Data excerpt:
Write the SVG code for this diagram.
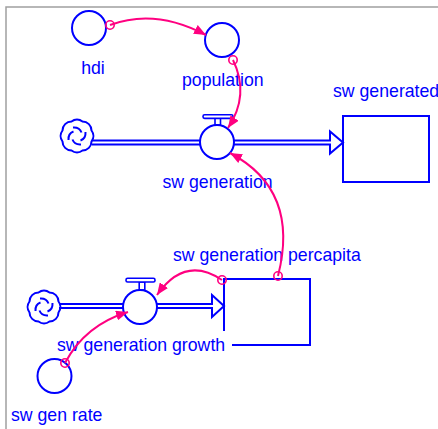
<svg xmlns="http://www.w3.org/2000/svg" width="438" height="429" viewBox="0 0 438 429">
<defs>
<style>
.frame{fill:none;stroke:#a0a0a0;stroke-width:1.5}
.aux{fill:#fff;stroke:#0000ff;stroke-width:2}
.stock{fill:none;stroke:#0000ff;stroke-width:2}
.pipe{fill:none;stroke:#0000ff;stroke-width:2;stroke-linejoin:miter}
.valvebar{fill:#fff;stroke:#0000ff;stroke-width:1.6}
.cloud{fill:none;stroke:#0000ff;stroke-width:2}
.lbl{font-family:"Liberation Sans",Arial,sans-serif;font-size:17.7px;fill:#0000ff}
.link{fill:none;stroke:#ff0080;stroke-width:2}
.orig{fill:none;stroke:#ff0080;stroke-width:1.6}
</style>
<marker id="ah" viewBox="0 0 12 10" refX="12" refY="5" markerWidth="12" markerHeight="10" markerUnits="userSpaceOnUse" orient="auto">
<path d="M0,0 L12,5 L0,10 z" fill="#ff0080"/>
</marker>
<g id="cloudsym">
<path class="cloud" d="M14.5,-5.5 A9,9 0 0 1 14.5,5.5 A9,9 0 0 1 5.5,14.5 A9,9 0 0 1 -5.5,14.5 A9,9 0 0 1 -14.5,5.5 A9,9 0 0 1 -14.5,-5.5 A9,9 0 0 1 -5.5,-14.5 A9,9 0 0 1 5.5,-14.5 A9,9 0 0 1 14.5,-5.5 z"/>
<path class="cloud" d="M-4,-8.5 Q2.5,-9 4.5,-3.5 M8.5,-4 Q9,2.5 3.5,4.5 M4,8.5 Q-2.5,9 -4.5,3.5 M-8.5,4 Q-9,-2.5 -3.5,-4.5"/>
</g>
</defs>

<path class="frame" d="M6,429 V7 H438"/>

<g id="flow-sw-generation">
<use href="#cloudsym" x="77" y="136"/>
<path class="pipe" d="M92,140.5 H330 V131.5 L343,142.5 L330,153.5 V144.5 H92"/>
<rect class="valvebar" x="215" y="118" width="5.5" height="7"/>
<rect class="valvebar" x="203" y="114.8" width="30" height="3.6" rx="1.6"/>
<circle class="aux" cx="217" cy="142" r="17"/>
<text class="lbl" x="162.5" y="188">sw generation</text>
</g>

<g id="stock-sw-generated">
<rect class="stock" x="343" y="116" width="86" height="66"/>
<text class="lbl" x="333" y="97">sw generated</text>
</g>

<g id="aux-hdi">
<circle class="aux" cx="89" cy="28" r="17"/>
<text class="lbl" x="93" y="74" text-anchor="middle">hdi</text>
</g>

<g id="aux-population">
<circle class="aux" cx="222" cy="40" r="17"/>
<text class="lbl" x="182" y="86">population</text>
</g>

<g id="flow-sw-generation-growth">
<use href="#cloudsym" x="44" y="307"/>
<path class="pipe" d="M59,304 H212 V295 L224,306 L212,317 V308 H59"/>
<rect class="valvebar" x="139.2" y="282" width="5.6" height="8"/>
<rect class="valvebar" x="126" y="278.3" width="29" height="3.7" rx="1.6"/>
<circle class="aux" cx="140" cy="307" r="17"/>
<text class="lbl" x="57" y="351">sw generation growth</text>
</g>

<g id="stock-sw-generation-percapita">
<path class="stock" d="M224,331 V279 H310 V345 H232"/>
<text class="lbl" x="173" y="261">sw generation percapita</text>
</g>

<g id="aux-sw-gen-rate">
<circle class="aux" cx="54.5" cy="376" r="17"/>
<text class="lbl" x="11" y="421">sw gen rate</text>
</g>

<g id="connectors">
<path class="link" d="M110,25 Q155,8 206,35" marker-end="url(#ah)"/>
<circle class="orig" cx="110" cy="25" r="4.2"/>
<path class="link" d="M233,60 Q250,95 228,128" marker-end="url(#ah)"/>
<circle class="orig" cx="233" cy="60" r="4.2"/>
<path class="link" d="M278,276 Q300,190 230,153" marker-end="url(#ah)"/>
<circle class="orig" cx="278" cy="276" r="4.2"/>
<path class="link" d="M222,280 Q185,255 157,295" marker-end="url(#ah)"/>
<circle class="orig" cx="222" cy="280" r="4.2"/>
<path class="link" d="M65,363 Q85,325 128,312" marker-end="url(#ah)"/>
<circle class="orig" cx="65" cy="363" r="4.2"/>
</g>
</svg>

Exercise details: Working from the lines above, reproduce the material exactly and exclude its pictures.

Result for this task:
Write the SVG code for this diagram.
<svg xmlns="http://www.w3.org/2000/svg" width="438" height="429" viewBox="0 0 438 429">
<defs>
<style>
.frame{fill:none;stroke:#a0a0a0;stroke-width:1.5}
.aux{fill:#fff;stroke:#0000ff;stroke-width:2}
.stock{fill:none;stroke:#0000ff;stroke-width:2}
.pipe{fill:none;stroke:#0000ff;stroke-width:2;stroke-linejoin:miter}
.valvebar{fill:#fff;stroke:#0000ff;stroke-width:1.6}
.cloud{fill:none;stroke:#0000ff;stroke-width:2}
.lbl{font-family:"Liberation Sans",Arial,sans-serif;font-size:17.7px;fill:#0000ff}
.link{fill:none;stroke:#ff0080;stroke-width:2}
.orig{fill:none;stroke:#ff0080;stroke-width:1.6}
</style>
<marker id="ah" viewBox="0 0 12 10" refX="12" refY="5" markerWidth="12" markerHeight="10" markerUnits="userSpaceOnUse" orient="auto">
<path d="M0,0 L12,5 L0,10 z" fill="#ff0080"/>
</marker>
<g id="cloudsym">
<path class="cloud" d="M14.5,-5.5 A9,9 0 0 1 14.5,5.5 A9,9 0 0 1 5.5,14.5 A9,9 0 0 1 -5.5,14.5 A9,9 0 0 1 -14.5,5.5 A9,9 0 0 1 -14.5,-5.5 A9,9 0 0 1 -5.5,-14.5 A9,9 0 0 1 5.5,-14.5 A9,9 0 0 1 14.5,-5.5 z"/>
<path class="cloud" d="M-4,-8.5 Q2.5,-9 4.5,-3.5 M8.5,-4 Q9,2.5 3.5,4.5 M4,8.5 Q-2.5,9 -4.5,3.5 M-8.5,4 Q-9,-2.5 -3.5,-4.5"/>
</g>
</defs>

<path class="frame" d="M6,429 V7 H438"/>

<g id="flow-sw-generation">
<use href="#cloudsym" x="77" y="136"/>
<path class="pipe" d="M92,140.5 H330 V131.5 L343,142.5 L330,153.5 V144.5 H92"/>
<rect class="valvebar" x="215" y="118" width="5.5" height="7"/>
<rect class="valvebar" x="203" y="114.8" width="30" height="3.6" rx="1.6"/>
<circle class="aux" cx="217" cy="142" r="17"/>
<text class="lbl" x="162.5" y="188">sw generation</text>
</g>

<g id="stock-sw-generated">
<rect class="stock" x="343" y="116" width="86" height="66"/>
<text class="lbl" x="333" y="97">sw generated</text>
</g>

<g id="aux-hdi">
<circle class="aux" cx="89" cy="28" r="17"/>
<text class="lbl" x="93" y="74" text-anchor="middle">hdi</text>
</g>

<g id="aux-population">
<circle class="aux" cx="222" cy="40" r="17"/>
<text class="lbl" x="182" y="86">population</text>
</g>

<g id="flow-sw-generation-growth">
<use href="#cloudsym" x="44" y="307"/>
<path class="pipe" d="M59,304 H212 V295 L224,306 L212,317 V308 H59"/>
<rect class="valvebar" x="139.2" y="282" width="5.6" height="8"/>
<rect class="valvebar" x="126" y="278.3" width="29" height="3.7" rx="1.6"/>
<circle class="aux" cx="140" cy="307" r="17"/>
<text class="lbl" x="57" y="351">sw generation growth</text>
</g>

<g id="stock-sw-generation-percapita">
<path class="stock" d="M224,331 V279 H310 V345 H232"/>
<text class="lbl" x="173" y="261">sw generation percapita</text>
</g>

<g id="aux-sw-gen-rate">
<circle class="aux" cx="54.5" cy="376" r="17"/>
<text class="lbl" x="11" y="421">sw gen rate</text>
</g>

<g id="connectors">
<path class="link" d="M110,25 Q155,8 206,35" marker-end="url(#ah)"/>
<circle class="orig" cx="110" cy="25" r="4.2"/>
<path class="link" d="M233,60 Q250,95 228,128" marker-end="url(#ah)"/>
<circle class="orig" cx="233" cy="60" r="4.2"/>
<path class="link" d="M278,276 Q300,190 230,153" marker-end="url(#ah)"/>
<circle class="orig" cx="278" cy="276" r="4.2"/>
<path class="link" d="M222,280 Q185,255 157,295" marker-end="url(#ah)"/>
<circle class="orig" cx="222" cy="280" r="4.2"/>
<path class="link" d="M65,363 Q85,325 128,312" marker-end="url(#ah)"/>
<circle class="orig" cx="65" cy="363" r="4.2"/>
</g>
</svg>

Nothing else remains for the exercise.